Specifically what I was looking at are the charts that show the read latency of moving data from DDR to Shared memory. As I look through each of the uCs in the document, the values are all over the place.

However the document doesn’t cover J721E/TDA4VM. The closest uC it covers is AM65x, but I don’t see where they list the latency of reading DDR to PRU RAM. Anybody know where that would be documented for the J721E?

Also all the references refer to the number of PRU clock cycles, but many clarify at what frequency the PRU is at. This leads me to suspect that if the PRU is running faster (i.e. 250MHz), that the PRU cycles will be higher. Since the latency has more to do with components outside the PRU, I doubt the speed of the PRU is going to reduce the latency.

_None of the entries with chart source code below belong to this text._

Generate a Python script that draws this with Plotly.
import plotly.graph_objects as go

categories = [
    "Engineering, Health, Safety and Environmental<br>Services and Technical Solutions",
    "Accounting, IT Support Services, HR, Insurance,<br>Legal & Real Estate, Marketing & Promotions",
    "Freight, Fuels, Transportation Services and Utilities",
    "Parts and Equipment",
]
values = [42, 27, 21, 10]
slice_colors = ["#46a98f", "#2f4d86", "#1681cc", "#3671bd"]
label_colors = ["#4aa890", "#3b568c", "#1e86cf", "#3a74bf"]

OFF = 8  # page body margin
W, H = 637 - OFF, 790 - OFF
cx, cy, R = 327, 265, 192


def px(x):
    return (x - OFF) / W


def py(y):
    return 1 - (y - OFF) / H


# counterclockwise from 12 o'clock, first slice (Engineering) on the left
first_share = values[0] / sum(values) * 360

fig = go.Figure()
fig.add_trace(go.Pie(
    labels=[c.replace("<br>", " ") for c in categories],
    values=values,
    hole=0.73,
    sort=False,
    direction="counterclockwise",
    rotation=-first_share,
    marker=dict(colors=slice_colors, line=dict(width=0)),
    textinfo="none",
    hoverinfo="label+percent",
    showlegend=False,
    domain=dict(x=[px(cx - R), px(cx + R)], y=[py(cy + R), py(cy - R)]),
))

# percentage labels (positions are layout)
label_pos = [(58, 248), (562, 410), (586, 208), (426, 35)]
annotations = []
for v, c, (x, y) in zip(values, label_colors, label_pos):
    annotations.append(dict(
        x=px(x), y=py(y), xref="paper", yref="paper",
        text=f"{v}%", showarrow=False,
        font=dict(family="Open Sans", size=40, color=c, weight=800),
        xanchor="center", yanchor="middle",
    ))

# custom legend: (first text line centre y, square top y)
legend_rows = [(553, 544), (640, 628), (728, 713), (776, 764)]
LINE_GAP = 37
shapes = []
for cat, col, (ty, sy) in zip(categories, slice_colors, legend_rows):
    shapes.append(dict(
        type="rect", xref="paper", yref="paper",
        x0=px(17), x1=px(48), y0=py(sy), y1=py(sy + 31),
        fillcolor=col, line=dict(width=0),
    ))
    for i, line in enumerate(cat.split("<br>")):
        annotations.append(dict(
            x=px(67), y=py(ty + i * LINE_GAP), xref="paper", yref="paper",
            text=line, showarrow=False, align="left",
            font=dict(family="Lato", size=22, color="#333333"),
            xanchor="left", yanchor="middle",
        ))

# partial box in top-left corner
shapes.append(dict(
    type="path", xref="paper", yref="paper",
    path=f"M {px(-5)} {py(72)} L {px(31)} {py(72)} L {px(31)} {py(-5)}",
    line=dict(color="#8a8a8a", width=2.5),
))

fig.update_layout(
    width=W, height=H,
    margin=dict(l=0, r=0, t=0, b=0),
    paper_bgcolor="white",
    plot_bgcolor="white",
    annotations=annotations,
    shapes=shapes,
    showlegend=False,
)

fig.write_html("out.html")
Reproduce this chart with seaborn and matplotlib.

But I would like an idea of what the latency is and some confirmation on what the PRU max clock speed is in J721E. The only place I could find speeds of PRU_ICSSG’s documented is in a TI PRU_ICSSG Getting Started guide, sec 1.4.2.

The latency document also makes reference to L3/L4 interconnects (sec 3.2) that the PRU fetch will have to go through. Normally when I see “L” followed by a number, I think cache layers, like L1, or L2 cache. I suspect they are using the L to generically refer to architectural layers. But given the nature of how DDR memory bursts data in parallel, not individual bytes like a traditional SRAM, it would make sense that there would be a cache. If there is a cache, does this mean subsequent reads to data just past where a previous read occurred will have latency improvements? I’d think if that existed, it would be discussed in a document talking about latencies. But the latency document doesn’t contain the word “cache” anywhere. So does anybody know whether there is a DDR cache for PRUs?

So for instance, lets say I have my reserved DDR memory configured in a RAT region to appear at 0x2000_0000 (32-bit virtual). However the 4 bytes I actually need are at offset 0x1F (notice its an odd address).

To make this a single transfer from DDR, I need to write the C-code so that it makes used of the Load Byte Burst (LBBO or LBCO) instruction. The examples for those instructions show using memcpy(). So lets do that:

unsigned char* ddr = 0x20000000; // 32-bit virtual RAT address to DDR
unsigned char[4] bytes; // Will compiler allocate this in a Register??? 
unsigned int offset = 0x1Fh;
memcpy(bytes, (ddr + offset), 4); // I'm assuming compiler will do the pointer math without a cast?

Also if the 4 bytes I’m needing from DDR just happen to be across DDR-pages, I could see this being 2 DDR fetches to get all 4 bytes despite the use of the the more efficient LBBO/LBCO. I’m hoping that detail would be handled at the DDRSS level and thus wouldn’t be a significant addition to the latency (i.e. it won’t double the latency).

I’m just trying to determine what the most efficient way of fetching random-location data from DDR is, at the programming level…preferably using C.